Dataset excerpt —
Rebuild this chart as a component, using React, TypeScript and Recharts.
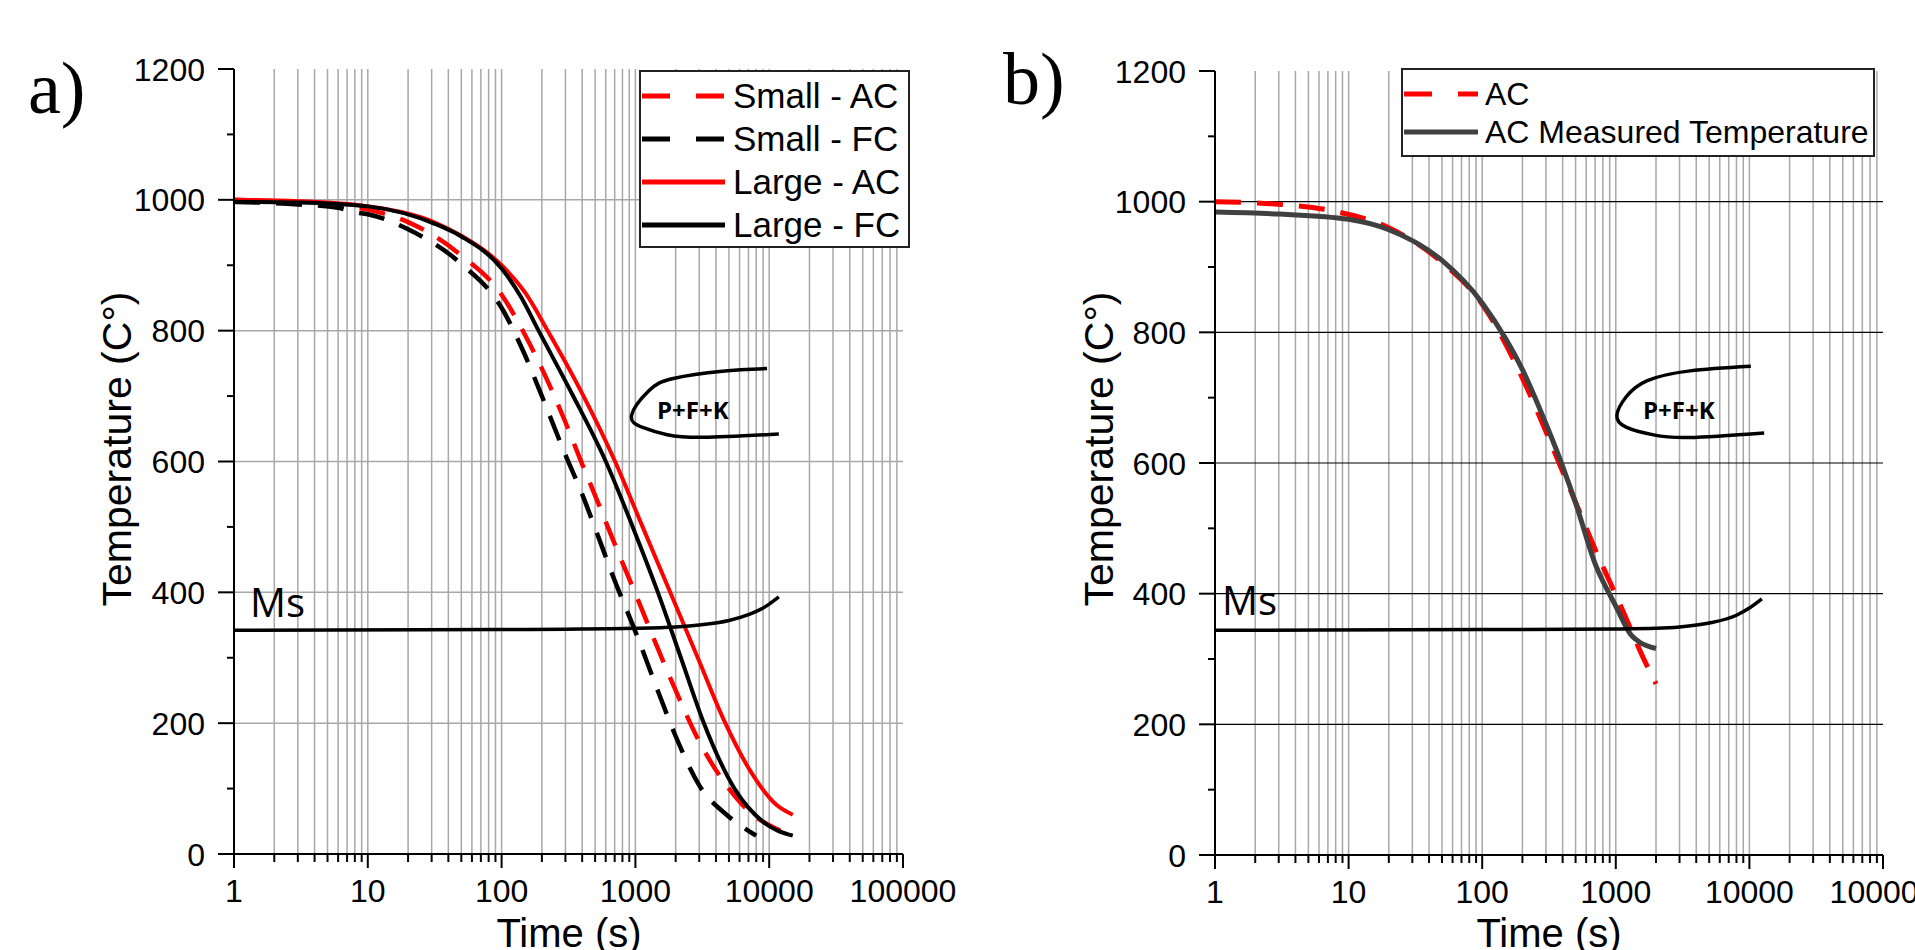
import React from 'react';
import { LineChart, Line, XAxis, YAxis, CartesianGrid, Legend } from 'recharts';

// ---------- ticks ----------
const xMajorTicks = [1, 10, 100, 1000, 10000, 100000];
const xMinorTicks = [
  2, 3, 4, 5, 6, 7, 8, 9,
  20, 30, 40, 50, 60, 70, 80, 90,
  200, 300, 400, 500, 600, 700, 800, 900,
  2000, 3000, 4000, 5000, 6000, 7000, 8000, 9000,
  20000, 30000, 40000, 50000, 60000, 70000, 80000, 90000,
];
const yMajorTicks = [0, 200, 400, 600, 800, 1000, 1200];
const yMinorTicks = [100, 300, 500, 700, 900, 1100];
const yGridValues = [200, 400, 600, 800, 1000];

const xAllTicks = [...xMajorTicks, ...xMinorTicks].sort((a, b) => a - b);
const xGridValues = xAllTicks.filter((v) => v !== 1 && v !== 100000);
const yAllTicks = [...yMajorTicks, ...yMinorTicks].sort((a, b) => a - b);

type Pt = { t: number; T: number };

// ---------- panel a data ----------
const smallAC: Pt[] = [
  { t: 1, T: 1000 }, { t: 2, T: 998 }, { t: 5, T: 993 }, { t: 10, T: 985 },
  { t: 20, T: 966 }, { t: 50, T: 915 }, { t: 100, T: 855 }, { t: 150, T: 793 },
  { t: 200, T: 742 }, { t: 300, T: 660 }, { t: 400, T: 596 }, { t: 500, T: 548 },
  { t: 700, T: 474 }, { t: 1000, T: 398 }, { t: 1500, T: 310 }, { t: 2000, T: 250 },
  { t: 3000, T: 172 }, { t: 5000, T: 100 }, { t: 8000, T: 56 }, { t: 10000, T: 44 },
  { t: 15000, T: 28 },
];
const smallFC: Pt[] = [
  { t: 1, T: 997 }, { t: 3, T: 993 }, { t: 6, T: 988 }, { t: 8, T: 981 },
  { t: 10, T: 978 }, { t: 20, T: 955 }, { t: 50, T: 902 }, { t: 100, T: 835 },
  { t: 150, T: 762 }, { t: 200, T: 700 }, { t: 300, T: 610 }, { t: 400, T: 550 },
  { t: 500, T: 498 }, { t: 700, T: 418 }, { t: 1000, T: 340 }, { t: 1500, T: 245 },
  { t: 2000, T: 180 }, { t: 3000, T: 105 }, { t: 5000, T: 57 }, { t: 8000, T: 28 },
];
const largeAC: Pt[] = [
  { t: 1, T: 1000 }, { t: 3, T: 998 }, { t: 10, T: 990 }, { t: 32, T: 965 },
  { t: 50, T: 945 }, { t: 100, T: 900 }, { t: 150, T: 858 }, { t: 221, T: 800 },
  { t: 398, T: 705 }, { t: 705, T: 600 }, { t: 1122, T: 502 }, { t: 1820, T: 400 },
  { t: 2951, T: 298 }, { t: 4700, T: 200 }, { t: 7079, T: 130 }, { t: 11500, T: 74 },
  { t: 15000, T: 60 },
];
const largeFC: Pt[] = [
  { t: 1, T: 997 }, { t: 3, T: 996 }, { t: 10, T: 990 }, { t: 32, T: 963 },
  { t: 50, T: 944 }, { t: 100, T: 895 }, { t: 140, T: 851 }, { t: 189, T: 800 },
  { t: 339, T: 702 }, { t: 601, T: 600 }, { t: 955, T: 500 }, { t: 1473, T: 400 },
  { t: 2188, T: 300 }, { t: 3250, T: 200 }, { t: 5500, T: 100 }, { t: 8900, T: 50 },
  { t: 15000, T: 28 },
];
const msLineA: Pt[] = [
  { t: 1, T: 342 }, { t: 100, T: 343 }, { t: 1000, T: 345 }, { t: 2000, T: 347 },
  { t: 3000, T: 350 }, { t: 5000, T: 357 }, { t: 7000, T: 366 }, { t: 9000, T: 376 },
  { t: 10000, T: 382 }, { t: 11800, T: 393 },
];
const cCurveA: Pt[] = [
  { t: 9630, T: 742 }, { t: 4460, T: 738 }, { t: 1918, T: 727 }, { t: 1260, T: 708 },
  { t: 937, T: 671 }, { t: 1132, T: 652 }, { t: 1727, T: 641 }, { t: 3250, T: 637 },
  { t: 11800, T: 642 },
];

// ---------- panel b data ----------
const acB: Pt[] = [
  { t: 1, T: 1000 }, { t: 3, T: 996 }, { t: 8, T: 985 }, { t: 20, T: 960 },
  { t: 50, T: 907 }, { t: 100, T: 843 }, { t: 200, T: 730 }, { t: 300, T: 648 },
  { t: 400, T: 587 }, { t: 500, T: 540 }, { t: 700, T: 468 }, { t: 1000, T: 398 },
  { t: 1300, T: 345 }, { t: 1500, T: 315 }, { t: 2000, T: 262 },
];
const measuredB: Pt[] = [
  { t: 1, T: 984 }, { t: 3, T: 981 }, { t: 10, T: 973 }, { t: 20, T: 957 },
  { t: 50, T: 910 }, { t: 100, T: 845 }, { t: 150, T: 790 }, { t: 200, T: 743 },
  { t: 300, T: 660 }, { t: 400, T: 595 }, { t: 500, T: 539 }, { t: 700, T: 446 },
  { t: 1000, T: 381 }, { t: 1300, T: 337 }, { t: 1500, T: 326 }, { t: 2000, T: 316 },
];
const msLineB: Pt[] = [
  { t: 1, T: 344 }, { t: 100, T: 345 }, { t: 1000, T: 346 }, { t: 2000, T: 347 },
  { t: 3000, T: 349 }, { t: 5000, T: 355 }, { t: 8000, T: 367 }, { t: 10000, T: 378 },
  { t: 12400, T: 392 },
];
const cCurveB: Pt[] = [
  { t: 10250, T: 748 }, { t: 3590, T: 741 }, { t: 1722, T: 726 }, { t: 1193, T: 701 },
  { t: 1019, T: 673 }, { t: 1193, T: 655 }, { t: 1914, T: 643 }, { t: 3590, T: 639 },
  { t: 12900, T: 646 },
];

type Series = {
  name: string;
  data: Pt[];
  color: string;
  width: number;
  dash?: string;
  legend: boolean;
  curve: any;
};

const DASH = '26 16';

const seriesA: Series[] = [
  { name: 'Small - AC', data: smallAC, color: '#ff0000', width: 4.5, dash: DASH, legend: true, curve: 'monotone' },
  { name: 'Small - FC', data: smallFC, color: '#000000', width: 4.5, dash: DASH, legend: true, curve: 'monotone' },
  { name: 'Large - AC', data: largeAC, color: '#ff0000', width: 4, legend: true, curve: 'monotone' },
  { name: 'Large - FC', data: largeFC, color: '#000000', width: 4, legend: true, curve: 'monotone' },
  { name: 'Ms', data: msLineA, color: '#000000', width: 3.5, legend: false, curve: 'monotone' },
  { name: 'PFK', data: cCurveA, color: '#000000', width: 3.5, legend: false, curve: 'natural' },
];
const seriesB: Series[] = [
  { name: 'AC', data: acB, color: '#ff0000', width: 5, dash: DASH, legend: true, curve: 'monotone' },
  { name: 'AC Measured Temperature', data: measuredB, color: '#404040', width: 5, legend: true, curve: 'monotone' },
  { name: 'Ms', data: msLineB, color: '#000000', width: 3.5, legend: false, curve: 'monotone' },
  { name: 'PFK', data: cCurveB, color: '#000000', width: 3.5, legend: false, curve: 'natural' },
];

const SANS = "'Liberation Sans', Arial, sans-serif";

const XTick = (props: any) => {
  const { x, y, payload } = props;
  const v = payload.value;
  const major = xMajorTicks.includes(v);
  return (
    <g>
      <line x1={x} y1={y} x2={x} y2={y + (major ? 14 : 8)} stroke="#000" strokeWidth={2} />
      {major && (
        <text x={x} y={y + 48} textAnchor="middle" fontSize={32} fontFamily={SANS} fill="#000">
          {v}
        </text>
      )}
    </g>
  );
};

const YTick = (props: any) => {
  const { x, y, payload } = props;
  const v = payload.value;
  const major = yMajorTicks.includes(v);
  return (
    <g>
      <line x1={x - (major ? 16 : 7)} y1={y} x2={x} y2={y} stroke="#000" strokeWidth={2} />
      {major && (
        <text x={x - 29} y={y} dy="0.36em" textAnchor="end" fontSize={32} fontFamily={SANS} fill="#000">
          {v}
        </text>
      )}
    </g>
  );
};

type LegendCfg = {
  left: number; top: number; width: number; height: number;
  padTop: number; rowH: number; sampleW: number; gap: number; fontSize: number;
};

const LegendBox = ({ cfg, series }: { cfg: LegendCfg; series: Series[] }) => (
  <div
    style={{
      width: cfg.width, height: cfg.height, boxSizing: 'border-box', border: '2px solid #222',
      background: '#fff', paddingTop: cfg.padTop, fontFamily: SANS, fontSize: cfg.fontSize, color: '#000',
    }}
  >
    {series.filter((s) => s.legend).map((s) => (
      <div key={s.name} style={{ display: 'flex', alignItems: 'center', height: cfg.rowH, whiteSpace: 'nowrap' }}>
        <svg width={cfg.sampleW} height={10} style={{ marginLeft: 1, marginRight: cfg.gap, flex: 'none' }}>
          <line x1={0} y1={5} x2={cfg.sampleW} y2={5} stroke={s.color} strokeWidth={5}
            strokeDasharray={s.dash ? '28 26' : undefined} />
        </svg>
        <span style={{ lineHeight: 1 }}>{s.name}</span>
      </div>
    ))}
  </div>
);

const Panel = ({ series, width, height, margin, legendCfg, hGridColor, hGridWidth }: any) => (
  <LineChart width={width} height={height} margin={margin}>
    <CartesianGrid horizontal={false} verticalValues={xGridValues} stroke="#a8a8a8" strokeWidth={1.5} />
    <CartesianGrid vertical={false} horizontalValues={yGridValues} stroke={hGridColor} strokeWidth={hGridWidth} />
    <XAxis
      dataKey="t" type="number" scale="log" domain={[1, 100000]} allowDataOverflow
      ticks={xAllTicks} interval={0} tick={(p: any) => <XTick {...p} />} tickLine={false}
      tickSize={0} tickMargin={0} axisLine={{ stroke: '#000', strokeWidth: 2 }} height={60}
    />
    <YAxis
      type="number" domain={[0, 1200]} allowDataOverflow ticks={yAllTicks} interval={0}
      tick={(p: any) => <YTick {...p} />} tickLine={false} tickSize={0} tickMargin={0}
      axisLine={{ stroke: '#000', strokeWidth: 2 }} width={100}
    />
    {series.map((s: Series) => (
      <Line
        key={s.name} data={s.data} dataKey="T" name={s.name} type={s.curve} stroke={s.color}
        strokeWidth={s.width} strokeDasharray={s.dash} dot={false} activeDot={false}
        isAnimationActive={false} legendType={s.legend ? 'line' : 'none'}
      />
    ))}
    <Legend
      layout="vertical" align="center" verticalAlign="middle"
      wrapperStyle={{ left: legendCfg.left, top: legendCfg.top, width: legendCfg.width, height: legendCfg.height }}
      content={() => <LegendBox cfg={legendCfg} series={series} />}
    />
  </LineChart>
);

const legendA: LegendCfg = { left: 639, top: 70, width: 271, height: 178, padTop: 2, rowH: 43, sampleW: 83, gap: 8, fontSize: 35 };
const legendB: LegendCfg = { left: 441, top: 68, width: 474, height: 89, padTop: 5, rowH: 38, sampleW: 74, gap: 7, fontSize: 32 };

export default function App() {
  return (
    <div style={{ position: 'absolute', left: 0, top: 0, width: 1915, height: 950, background: '#fff', overflow: 'hidden' }}>
      <div style={{ position: 'absolute', left: 0, top: 0 }}>
        <Panel series={seriesA} width={960} height={950}
          margin={{ top: 69, right: 57, bottom: 36, left: 134 }}
          legendCfg={legendA} hGridColor="#a8a8a8" hGridWidth={1.5} />
      </div>
      <div style={{ position: 'absolute', left: 960, top: 0 }}>
        <Panel series={seriesB} width={955} height={950}
          margin={{ top: 71, right: 32, bottom: 35, left: 155 }}
          legendCfg={legendB} hGridColor="#000" hGridWidth={1.2} />
      </div>
      <svg width={1915} height={950} style={{ position: 'absolute', left: 0, top: 0, pointerEvents: 'none' }}>
        <text x={28} y={113} fontFamily="'Liberation Serif', 'Times New Roman', serif" fontSize={74} fill="#000">a)</text>
        <text x={1003} y={104} fontFamily="'Liberation Serif', 'Times New Roman', serif" fontSize={74} fill="#000">b)</text>
        <text x={131} y={449} transform="rotate(-90, 131, 449)" textAnchor="middle" fontFamily={SANS} fontSize={41} fill="#000">Temperature (C°)</text>
        <text x={1113} y={449} transform="rotate(-90, 1113, 449)" textAnchor="middle" fontFamily={SANS} fontSize={41} fill="#000">Temperature (C°)</text>
        <text x={569} y={947} textAnchor="middle" fontFamily={SANS} fontSize={40} fill="#000">Time (s)</text>
        <text x={1549} y={947} textAnchor="middle" fontFamily={SANS} fontSize={40} fill="#000">Time (s)</text>
        <text x={250} y={617} fontFamily="'Open Sans', 'Noto Sans', sans-serif" fontSize={40} fill="#000">Ms</text>
        <text x={1222} y={615} fontFamily="'Open Sans', 'Noto Sans', sans-serif" fontSize={40} fill="#000">Ms</text>
        <text x={657} y={419} fontFamily="'Open Sans', 'Noto Sans', sans-serif" fontWeight="bold" fontSize={24} fill="#000">P+F+K</text>
        <text x={1643} y={419} fontFamily="'Open Sans', 'Noto Sans', sans-serif" fontWeight="bold" fontSize={24} fill="#000">P+F+K</text>
      </svg>
    </div>
  );
}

What is expected —
Only the lines from the top of the data through the line with "YAxis, CartesianGrid, Legend" should be quoted, exactly and with both ends kept; skip the pictures.

Exercise result —
Rebuild this chart as a component, using React, TypeScript and Recharts.
import React from 'react';
import { LineChart, Line, XAxis, YAxis, CartesianGrid, Legend } from 'recharts';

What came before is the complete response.